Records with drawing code
· · · ·
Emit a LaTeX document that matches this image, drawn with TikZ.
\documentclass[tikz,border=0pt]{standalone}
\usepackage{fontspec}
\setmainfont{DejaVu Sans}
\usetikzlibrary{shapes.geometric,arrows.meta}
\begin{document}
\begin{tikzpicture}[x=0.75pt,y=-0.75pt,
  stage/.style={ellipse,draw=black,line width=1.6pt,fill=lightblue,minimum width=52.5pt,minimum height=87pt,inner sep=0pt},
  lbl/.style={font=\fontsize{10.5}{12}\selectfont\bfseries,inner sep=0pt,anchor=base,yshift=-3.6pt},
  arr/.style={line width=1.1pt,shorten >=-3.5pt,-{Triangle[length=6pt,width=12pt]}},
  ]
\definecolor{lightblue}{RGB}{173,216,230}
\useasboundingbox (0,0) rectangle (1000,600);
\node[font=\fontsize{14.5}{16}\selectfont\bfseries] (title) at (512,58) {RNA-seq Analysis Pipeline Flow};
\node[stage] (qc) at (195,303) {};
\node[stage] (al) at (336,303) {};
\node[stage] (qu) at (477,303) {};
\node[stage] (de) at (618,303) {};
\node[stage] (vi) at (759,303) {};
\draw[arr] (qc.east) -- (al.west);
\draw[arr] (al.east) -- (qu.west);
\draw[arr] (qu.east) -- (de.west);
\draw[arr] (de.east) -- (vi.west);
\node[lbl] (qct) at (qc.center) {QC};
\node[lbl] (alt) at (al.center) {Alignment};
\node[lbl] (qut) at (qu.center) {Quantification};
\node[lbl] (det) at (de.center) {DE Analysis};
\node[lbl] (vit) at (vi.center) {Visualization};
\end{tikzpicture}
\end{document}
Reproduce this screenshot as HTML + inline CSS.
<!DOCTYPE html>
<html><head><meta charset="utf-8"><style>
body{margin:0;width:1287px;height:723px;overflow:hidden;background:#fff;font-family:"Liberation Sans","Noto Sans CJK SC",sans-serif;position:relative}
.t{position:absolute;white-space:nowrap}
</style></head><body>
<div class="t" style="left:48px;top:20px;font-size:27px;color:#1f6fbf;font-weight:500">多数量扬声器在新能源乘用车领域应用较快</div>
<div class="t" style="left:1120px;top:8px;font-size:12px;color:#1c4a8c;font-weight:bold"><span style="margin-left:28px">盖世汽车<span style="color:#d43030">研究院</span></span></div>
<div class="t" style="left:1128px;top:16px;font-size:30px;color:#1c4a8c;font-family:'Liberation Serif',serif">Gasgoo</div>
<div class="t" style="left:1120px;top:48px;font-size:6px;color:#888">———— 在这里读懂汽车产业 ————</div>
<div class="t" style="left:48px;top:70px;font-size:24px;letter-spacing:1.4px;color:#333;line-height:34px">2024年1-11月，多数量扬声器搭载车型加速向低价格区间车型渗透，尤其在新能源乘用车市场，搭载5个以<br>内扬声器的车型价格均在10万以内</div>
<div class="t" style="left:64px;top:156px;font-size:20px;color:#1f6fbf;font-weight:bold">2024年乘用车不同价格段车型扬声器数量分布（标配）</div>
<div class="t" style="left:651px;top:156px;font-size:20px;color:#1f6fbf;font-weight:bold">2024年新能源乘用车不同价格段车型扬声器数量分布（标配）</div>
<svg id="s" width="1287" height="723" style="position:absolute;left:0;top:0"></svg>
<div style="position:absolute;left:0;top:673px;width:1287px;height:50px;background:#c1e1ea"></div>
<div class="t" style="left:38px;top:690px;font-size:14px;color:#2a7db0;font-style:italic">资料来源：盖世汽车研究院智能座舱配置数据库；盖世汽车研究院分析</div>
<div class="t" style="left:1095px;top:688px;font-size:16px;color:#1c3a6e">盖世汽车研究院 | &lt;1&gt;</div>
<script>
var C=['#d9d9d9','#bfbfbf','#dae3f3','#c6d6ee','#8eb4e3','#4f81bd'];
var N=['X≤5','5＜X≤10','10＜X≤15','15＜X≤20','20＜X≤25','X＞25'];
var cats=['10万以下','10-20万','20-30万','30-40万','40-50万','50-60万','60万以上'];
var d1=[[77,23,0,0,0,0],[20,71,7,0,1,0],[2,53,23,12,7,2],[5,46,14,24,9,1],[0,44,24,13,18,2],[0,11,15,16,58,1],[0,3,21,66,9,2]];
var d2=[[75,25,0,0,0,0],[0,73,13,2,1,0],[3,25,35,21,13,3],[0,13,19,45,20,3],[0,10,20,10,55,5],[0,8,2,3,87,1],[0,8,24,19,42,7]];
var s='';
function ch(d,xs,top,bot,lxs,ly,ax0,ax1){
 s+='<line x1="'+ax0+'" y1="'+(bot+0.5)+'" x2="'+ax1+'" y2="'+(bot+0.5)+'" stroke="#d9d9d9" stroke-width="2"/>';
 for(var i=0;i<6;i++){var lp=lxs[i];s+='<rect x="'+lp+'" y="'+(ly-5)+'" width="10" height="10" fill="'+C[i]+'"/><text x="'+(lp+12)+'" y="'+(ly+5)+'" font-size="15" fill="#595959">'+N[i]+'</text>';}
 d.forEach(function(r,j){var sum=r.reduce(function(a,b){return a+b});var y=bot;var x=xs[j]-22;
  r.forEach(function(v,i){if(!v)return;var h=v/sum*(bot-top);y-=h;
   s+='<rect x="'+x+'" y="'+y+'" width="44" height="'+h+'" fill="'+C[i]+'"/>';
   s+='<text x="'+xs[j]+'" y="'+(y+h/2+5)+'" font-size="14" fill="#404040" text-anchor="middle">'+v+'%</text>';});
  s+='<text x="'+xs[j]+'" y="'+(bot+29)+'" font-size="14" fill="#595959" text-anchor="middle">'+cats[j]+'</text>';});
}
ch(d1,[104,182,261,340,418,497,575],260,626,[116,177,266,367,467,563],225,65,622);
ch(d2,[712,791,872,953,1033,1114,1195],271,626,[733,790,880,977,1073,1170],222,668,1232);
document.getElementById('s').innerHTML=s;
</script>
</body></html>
· · · ·
What the task requires => Repeat the whole listing exactly, keeping every line intact.

Result of the task =>
Emit a LaTeX document that matches this image, drawn with TikZ.
\documentclass[tikz,border=0pt]{standalone}
\usepackage{fontspec}
\setmainfont{DejaVu Sans}
\usetikzlibrary{shapes.geometric,arrows.meta}
\begin{document}
\begin{tikzpicture}[x=0.75pt,y=-0.75pt,
  stage/.style={ellipse,draw=black,line width=1.6pt,fill=lightblue,minimum width=52.5pt,minimum height=87pt,inner sep=0pt},
  lbl/.style={font=\fontsize{10.5}{12}\selectfont\bfseries,inner sep=0pt,anchor=base,yshift=-3.6pt},
  arr/.style={line width=1.1pt,shorten >=-3.5pt,-{Triangle[length=6pt,width=12pt]}},
  ]
\definecolor{lightblue}{RGB}{173,216,230}
\useasboundingbox (0,0) rectangle (1000,600);
\node[font=\fontsize{14.5}{16}\selectfont\bfseries] (title) at (512,58) {RNA-seq Analysis Pipeline Flow};
\node[stage] (qc) at (195,303) {};
\node[stage] (al) at (336,303) {};
\node[stage] (qu) at (477,303) {};
\node[stage] (de) at (618,303) {};
\node[stage] (vi) at (759,303) {};
\draw[arr] (qc.east) -- (al.west);
\draw[arr] (al.east) -- (qu.west);
\draw[arr] (qu.east) -- (de.west);
\draw[arr] (de.east) -- (vi.west);
\node[lbl] (qct) at (qc.center) {QC};
\node[lbl] (alt) at (al.center) {Alignment};
\node[lbl] (qut) at (qu.center) {Quantification};
\node[lbl] (det) at (de.center) {DE Analysis};
\node[lbl] (vit) at (vi.center) {Visualization};
\end{tikzpicture}
\end{document}
Reproduce this screenshot as HTML + inline CSS.
<!DOCTYPE html>
<html><head><meta charset="utf-8"><style>
body{margin:0;width:1287px;height:723px;overflow:hidden;background:#fff;font-family:"Liberation Sans","Noto Sans CJK SC",sans-serif;position:relative}
.t{position:absolute;white-space:nowrap}
</style></head><body>
<div class="t" style="left:48px;top:20px;font-size:27px;color:#1f6fbf;font-weight:500">多数量扬声器在新能源乘用车领域应用较快</div>
<div class="t" style="left:1120px;top:8px;font-size:12px;color:#1c4a8c;font-weight:bold"><span style="margin-left:28px">盖世汽车<span style="color:#d43030">研究院</span></span></div>
<div class="t" style="left:1128px;top:16px;font-size:30px;color:#1c4a8c;font-family:'Liberation Serif',serif">Gasgoo</div>
<div class="t" style="left:1120px;top:48px;font-size:6px;color:#888">———— 在这里读懂汽车产业 ————</div>
<div class="t" style="left:48px;top:70px;font-size:24px;letter-spacing:1.4px;color:#333;line-height:34px">2024年1-11月，多数量扬声器搭载车型加速向低价格区间车型渗透，尤其在新能源乘用车市场，搭载5个以<br>内扬声器的车型价格均在10万以内</div>
<div class="t" style="left:64px;top:156px;font-size:20px;color:#1f6fbf;font-weight:bold">2024年乘用车不同价格段车型扬声器数量分布（标配）</div>
<div class="t" style="left:651px;top:156px;font-size:20px;color:#1f6fbf;font-weight:bold">2024年新能源乘用车不同价格段车型扬声器数量分布（标配）</div>
<svg id="s" width="1287" height="723" style="position:absolute;left:0;top:0"></svg>
<div style="position:absolute;left:0;top:673px;width:1287px;height:50px;background:#c1e1ea"></div>
<div class="t" style="left:38px;top:690px;font-size:14px;color:#2a7db0;font-style:italic">资料来源：盖世汽车研究院智能座舱配置数据库；盖世汽车研究院分析</div>
<div class="t" style="left:1095px;top:688px;font-size:16px;color:#1c3a6e">盖世汽车研究院 | &lt;1&gt;</div>
<script>
var C=['#d9d9d9','#bfbfbf','#dae3f3','#c6d6ee','#8eb4e3','#4f81bd'];
var N=['X≤5','5＜X≤10','10＜X≤15','15＜X≤20','20＜X≤25','X＞25'];
var cats=['10万以下','10-20万','20-30万','30-40万','40-50万','50-60万','60万以上'];
var d1=[[77,23,0,0,0,0],[20,71,7,0,1,0],[2,53,23,12,7,2],[5,46,14,24,9,1],[0,44,24,13,18,2],[0,11,15,16,58,1],[0,3,21,66,9,2]];
var d2=[[75,25,0,0,0,0],[0,73,13,2,1,0],[3,25,35,21,13,3],[0,13,19,45,20,3],[0,10,20,10,55,5],[0,8,2,3,87,1],[0,8,24,19,42,7]];
var s='';
function ch(d,xs,top,bot,lxs,ly,ax0,ax1){
 s+='<line x1="'+ax0+'" y1="'+(bot+0.5)+'" x2="'+ax1+'" y2="'+(bot+0.5)+'" stroke="#d9d9d9" stroke-width="2"/>';
 for(var i=0;i<6;i++){var lp=lxs[i];s+='<rect x="'+lp+'" y="'+(ly-5)+'" width="10" height="10" fill="'+C[i]+'"/><text x="'+(lp+12)+'" y="'+(ly+5)+'" font-size="15" fill="#595959">'+N[i]+'</text>';}
 d.forEach(function(r,j){var sum=r.reduce(function(a,b){return a+b});var y=bot;var x=xs[j]-22;
  r.forEach(function(v,i){if(!v)return;var h=v/sum*(bot-top);y-=h;
   s+='<rect x="'+x+'" y="'+y+'" width="44" height="'+h+'" fill="'+C[i]+'"/>';
   s+='<text x="'+xs[j]+'" y="'+(y+h/2+5)+'" font-size="14" fill="#404040" text-anchor="middle">'+v+'%</text>';});
  s+='<text x="'+xs[j]+'" y="'+(bot+29)+'" font-size="14" fill="#595959" text-anchor="middle">'+cats[j]+'</text>';});
}
ch(d1,[104,182,261,340,418,497,575],260,626,[116,177,266,367,467,563],225,65,622);
ch(d2,[712,791,872,953,1033,1114,1195],271,626,[733,790,880,977,1073,1170],222,668,1232);
document.getElementById('s').innerHTML=s;
</script>
</body></html>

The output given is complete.